◆ Exercise ◆
Within the records that follow, restate exactly the lines from the line with "Give me the" down to the line with "from matplotlib.ticker import MultipleLocator", including both. Omit the pictures.

● ● ● ● ● ● ●

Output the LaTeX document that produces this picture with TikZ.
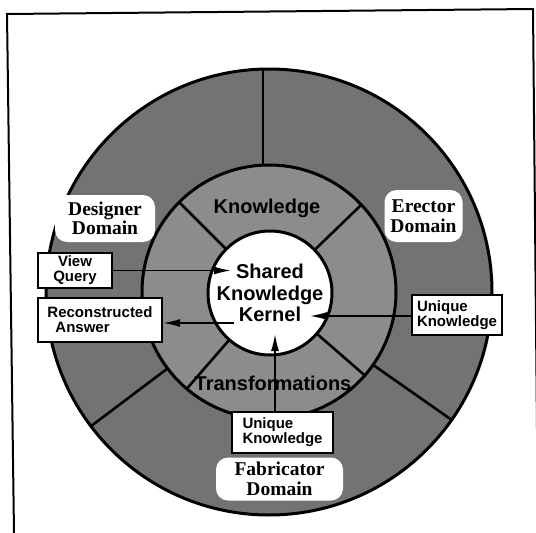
\documentclass[tikz,border=0pt]{standalone}
\usepackage{fontspec}
\setmainfont{Liberation Serif}
\setsansfont{Liberation Sans}
\usetikzlibrary{arrows.meta,calc}
\begin{document}
\begin{tikzpicture}[x=1pt,y=-1pt,
  ringline/.style={line width=3pt},
  divider/.style={line width=2.6pt},
  infobox/.style={draw, line width=2pt, fill=white, inner sep=0pt,
    font=\sffamily\bfseries\fontsize{15}{15}\selectfont},
  blob/.style={fill=white, rounded corners=12pt, inner sep=0pt, align=center,
    font=\rmfamily\bfseries\fontsize{19.5}{19.5}\selectfont},
  ringlabel/.style={font=\sffamily\bfseries\fontsize{20}{21.5}\selectfont, inner sep=0pt},
  arr/.style={line width=1.6pt, -{Latex[length=17pt,width=8pt]}},
]
\useasboundingbox (0,0) rectangle (536,533);
\fill[white] (0,0) rectangle (536,533);
\draw[line width=2pt] (14,533) -- (7,14) -- (533,9) -- (538,533);

% rings
\coordinate (c) at (269,292);
\coordinate (k) at (270,293);
\fill[black!55] (c) circle[radius=223pt];
\fill[black!45] (c) circle[radius=127pt];
\draw[ringline] (c) circle[radius=223pt];
\draw[ringline] (c) circle[radius=127pt];

% outer ring dividers
\draw[divider] (263,166) -- (263,69);
\draw[divider] ($(c)+(35:127)$) -- ($(c)+(35:223)$);
\draw[divider] ($(c)+(143:127)$) -- ($(c)+(143:223)$);

% middle ring dividers
\foreach \a in {-135,-44,41,131}
  \draw[divider] ($(k)+(\a:60)$) -- ($(k)+(\a:127)$);

% kernel
\node[circle, draw, line width=3pt, fill=white, minimum size=124pt, inner sep=0pt,
      align=center, ringlabel] (kernel) at (k) {Shared\\Knowledge\\Kernel};

% ring labels
\node[ringlabel] (knowl) at (267,208) {Knowledge};
\node[ringlabel] (trans) at (273,383) {Transformations};

% domain labels
\node[blob, minimum width=100pt, minimum height=47pt] (designer) at (105,218.5) {Designer\\Domain};
\node[blob, minimum width=78pt, minimum height=52pt] (erector) at (423.5,216) {Erector\\Domain};
\node[blob, minimum width=127pt, minimum height=43pt] (fabricator) at (279.5,479) {Fabricator\\Domain};

% boxes
\node[infobox, minimum width=74pt, minimum height=35pt, align=center] (vq) at (75,270.5) {View\\Query};
\node[infobox, minimum width=124pt, minimum height=44pt, align=left] (ra) at (100,320) {Reconstructed\\\hspace*{8pt}Answer};
\node[infobox, minimum width=90pt, minimum height=40pt, align=left] (uk1) at (457,315) {Unique\\Knowledge};
\node[infobox, minimum width=101pt, minimum height=41pt, align=left] (uk2) at (282.5,432.5) {Unique\\Knowledge};

% arrows
\coordinate (vqtip) at (231,270.5);
\draw[arr] (vq.east) -- (vqtip);
\coordinate (ratail) at (234,323);
\draw[arr] (ratail) -- (ratail -| ra.east);
\coordinate (uk1tip) at (310,316);
\draw[arr] (uk1tip -| uk1.west) -- (uk1tip);
\coordinate (uk2tip) at (275,334);
\draw[arr] (uk2tip |- uk2.north) -- (uk2tip);
\end{tikzpicture}
\end{document}
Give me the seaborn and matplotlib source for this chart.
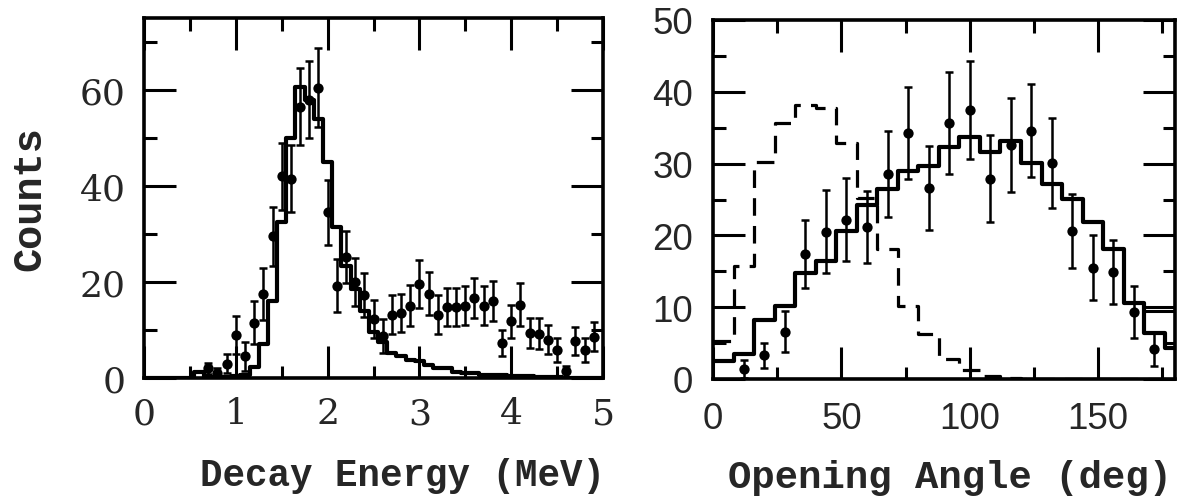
import numpy as np
import pandas as pd
import matplotlib
matplotlib.use("Agg")
import matplotlib.pyplot as plt
import seaborn as sns
from matplotlib.ticker import MultipleLocator

# ---------------- Left panel: decay energy ----------------
energy_bin_edges = [round(-0.05 + 0.1 * i, 3) for i in range(52)]
energy_bin_centers = [round(0.1 * i, 3) for i in range(51)]
energy_model = [
    0, 0, 0, 0, 0, 0, 1.2, 0.2, 0.2, 0.3,          # 0.0 - 0.9
    0.4, 0.7, 2.3, 7.0, 16.0, 32.5, 50.0, 60.6, 58.0, 54.0,   # 1.0 - 1.9
    45.0, 31.5, 23.4, 18.6, 13.9, 9.5, 7.4, 5.2, 4.5, 3.8,    # 2.0 - 2.9
    3.5, 2.8, 2.1, 2.0, 1.2, 1.1, 1.0, 0.7, 0.6, 0.6,         # 3.0 - 3.9
    0.5, 0.4, 0.4, 0.3, 0.3, 0.2, 0, 0, 0, 0, 0,              # 4.0 - 5.0
]
energy_pts = [0.7, 0.8, 0.9, 1.0, 1.1, 1.2, 1.3, 1.4, 1.5, 1.6,
              1.7, 1.8, 1.9, 2.0, 2.1, 2.2, 2.3, 2.4, 2.5, 2.6,
              2.7, 2.8, 2.9, 3.0, 3.1, 3.2, 3.3, 3.4, 3.5, 3.6,
              3.7, 3.8, 3.9, 4.0, 4.1, 4.2, 4.3, 4.4, 4.5, 4.6,
              4.7, 4.8, 4.9]
energy_counts = [2.0, 1.0, 3.0, 9.0, 4.5, 11.5, 17.5, 29.5, 42.0, 41.5,
                 56.5, 58.0, 60.5, 34.5, 19.2, 25.2, 20.0, 17.3, 12.3, 8.7,
                 13.2, 13.6, 15.1, 19.5, 17.6, 13.2, 14.8, 14.8, 15.1, 16.6,
                 15.1, 16.1, 7.3, 11.8, 15.3, 9.4, 9.2, 8.0, 5.9, 1.4,
                 7.7, 5.8, 8.6]
energy_err = [1.2, 1.0, 2.0, 4.0, 3.0, 4.5, 5.5, 6.2, 7.0, 7.0,
              8.0, 8.0, 8.3, 6.7, 5.5, 5.5, 5.0, 4.5, 4.0, 3.5,
              4.0, 4.0, 4.2, 5.0, 4.5, 4.0, 4.0, 4.0, 4.0, 4.2,
              4.0, 4.2, 2.8, 3.5, 4.4, 3.2, 3.2, 3.0, 2.5, 1.2,
              3.0, 2.5, 3.0]
energy_ticks = [0, 1, 2, 3, 4, 5]
counts_ticks_left = [0, 20, 40, 60]

# ---------------- Right panel: opening angle ----------------
angle_bin_edges = [8 * i for i in range(24)]
angle_bin_centers = [4 + 8 * i for i in range(23)]
angle_model = [2.5, 3.5, 8.2, 10.2, 14.8, 16.4, 20.6, 24.3, 26.4, 28.9,
               29.6, 32.3, 33.7, 31.6, 33.1, 30.1, 27.1, 25.1, 21.9, 18.1,
               10.6, 6.4, 4.3]
angle_model_dashed = [5.3, 15.7, 30.2, 35.6, 38.2, 37.8, 32.9, 25.2, 18.1, 10.2,
                      6.2, 2.8, 1.2, 0.4, 0.2, 0, 0, 0, 0, 0,
                      0, 0, 0]
angle_extra_edges = [168, 176, 184]
angle_extra_centers = [172, 180]
angle_extra = [9.5, 9.5]
angle_pts = [12, 20, 28, 36, 44, 52, 60, 68, 76, 84,
             92, 100, 108, 116, 124, 132, 140, 148, 156, 164, 172]
angle_counts = [1.4, 3.3, 6.6, 17.4, 20.5, 22.2, 21.2, 28.5, 34.3, 26.6,
                35.7, 37.5, 27.9, 32.6, 34.6, 30.1, 20.6, 15.5, 14.9, 9.3, 4.2]
angle_err = [1.3, 1.7, 2.9, 4.7, 5.8, 5.8, 5.0, 6.0, 6.4, 5.8,
             7.1, 6.8, 6.1, 6.5, 6.5, 6.3, 5.2, 4.5, 4.5, 3.6, 2.4]
angle_ticks = [0, 50, 100, 150]
counts_ticks_right = [0, 10, 20, 30, 40, 50]

# ---------------- Figure ----------------
sns.set_style("ticks")
plt.rcParams["font.family"] = ["DejaVu Serif", "DejaVu Sans"]

fig = plt.figure(figsize=(11.78, 5.02), dpi=100)
W, H = 1178, 502
axL = fig.add_axes([144 / W, 1 - 379 / H, 459 / W, 360 / H])
axR = fig.add_axes([713 / W, 1 - 380 / H, 462 / W, 359 / H])

LW_HIST = 3.0
for ax in (axL, axR):
    for sp in ax.spines.values():
        sp.set_linewidth(2.6)
        sp.set_color("black")
    ax.set_facecolor("white")

df_energy = pd.DataFrame({"E": energy_bin_centers, "w": energy_model})
df_angle = pd.DataFrame({"A": angle_bin_centers, "w": angle_model,
                         "wd": angle_model_dashed})
df_extra = pd.DataFrame({"A": angle_extra_centers, "w": angle_extra})

# Left histogram and data
sns.histplot(data=df_energy, x="E", weights="w", bins=energy_bin_edges,
             element="step", fill=False, color="black", linewidth=LW_HIST, ax=axL)
axL.errorbar(energy_pts, energy_counts, yerr=energy_err, fmt="none",
             ecolor="black", elinewidth=1.8, capsize=3.2, capthick=1.8, zorder=3)
sns.scatterplot(x=energy_pts, y=energy_counts, color="black", s=55,
                linewidth=0, ax=axL, zorder=4)

# Right histograms and data
sns.histplot(data=df_angle, x="A", weights="w", bins=angle_bin_edges,
             element="step", fill=False, color="black", linewidth=LW_HIST, ax=axR)
sns.histplot(data=df_angle, x="A", weights="wd", bins=angle_bin_edges,
             element="step", fill=False, color="black", linewidth=2.3,
             linestyle=(0, (5.5, 3.2)), ax=axR)
sns.histplot(data=df_extra, x="A", weights="w", bins=angle_extra_edges,
             element="step", fill=False, color="black", linewidth=2.2, ax=axR)
axR.errorbar(angle_pts, angle_counts, yerr=angle_err, fmt="none",
             ecolor="black", elinewidth=1.8, capsize=3.2, capthick=1.8, zorder=3)
sns.scatterplot(x=angle_pts, y=angle_counts, color="black", s=55,
                linewidth=0, ax=axR, zorder=4)

# Axes limits, ticks
axL.set_xlim(0, 5)
axL.set_ylim(0, 75)
axR.set_xlim(0, 180)
axR.set_ylim(0, 50)

axL.xaxis.set_minor_locator(MultipleLocator(0.5))
axL.yaxis.set_minor_locator(MultipleLocator(10))
axR.xaxis.set_minor_locator(MultipleLocator(25))
axR.yaxis.set_minor_locator(MultipleLocator(5))

axL.set_xticks(energy_ticks)
axL.set_xticklabels([str(t) for t in energy_ticks], fontfamily="DejaVu Serif", fontsize=26)
axL.set_yticks(counts_ticks_left)
axL.set_yticklabels([str(t) for t in counts_ticks_left], fontfamily="DejaVu Serif", fontsize=26)
axR.set_xticks(angle_ticks)
axR.set_xticklabels([str(t) for t in angle_ticks], fontfamily="Liberation Sans", fontsize=26.5)
axR.set_yticks(counts_ticks_right)
axR.set_yticklabels([str(t) for t in counts_ticks_right], fontfamily="Liberation Sans", fontsize=26.5)

for ax, pad in ((axL, 13), (axR, 14.5)):
    ax.tick_params(which="both", direction="in", top=True, right=True,
                   width=2.2, color="black")
    ax.tick_params(which="major", length=23, pad=pad)
    ax.tick_params(which="minor", length=9)
axR.tick_params(axis="x", which="major", pad=16)

# Labels
lblL = axL.set_xlabel("Decay Energy (MeV)", fontfamily="Liberation Mono",
                      fontweight="bold", fontsize=27)
axL.xaxis.set_label_coords(0.564, -0.297)
lblL.set_va("baseline")

lblR = axR.set_xlabel("Opening Angle (deg)", fontfamily="Liberation Mono",
                      fontweight="bold", fontsize=28)
axR.xaxis.set_label_coords(0.513, -0.301)
lblR.set_va("baseline")
axR.set_ylabel("")

lblY = axL.set_ylabel("Counts", fontfamily="Liberation Mono",
                      fontweight="bold", fontsize=29)
axL.yaxis.set_label_coords(-0.225, 0.5)
lblY.set_va("baseline")

fig.savefig("out.png", dpi=100, facecolor="white")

● ● ● ● ● ● ●

◆ Exercise solution ◆
Give me the seaborn and matplotlib source for this chart.
import numpy as np
import pandas as pd
import matplotlib
matplotlib.use("Agg")
import matplotlib.pyplot as plt
import seaborn as sns
from matplotlib.ticker import MultipleLocator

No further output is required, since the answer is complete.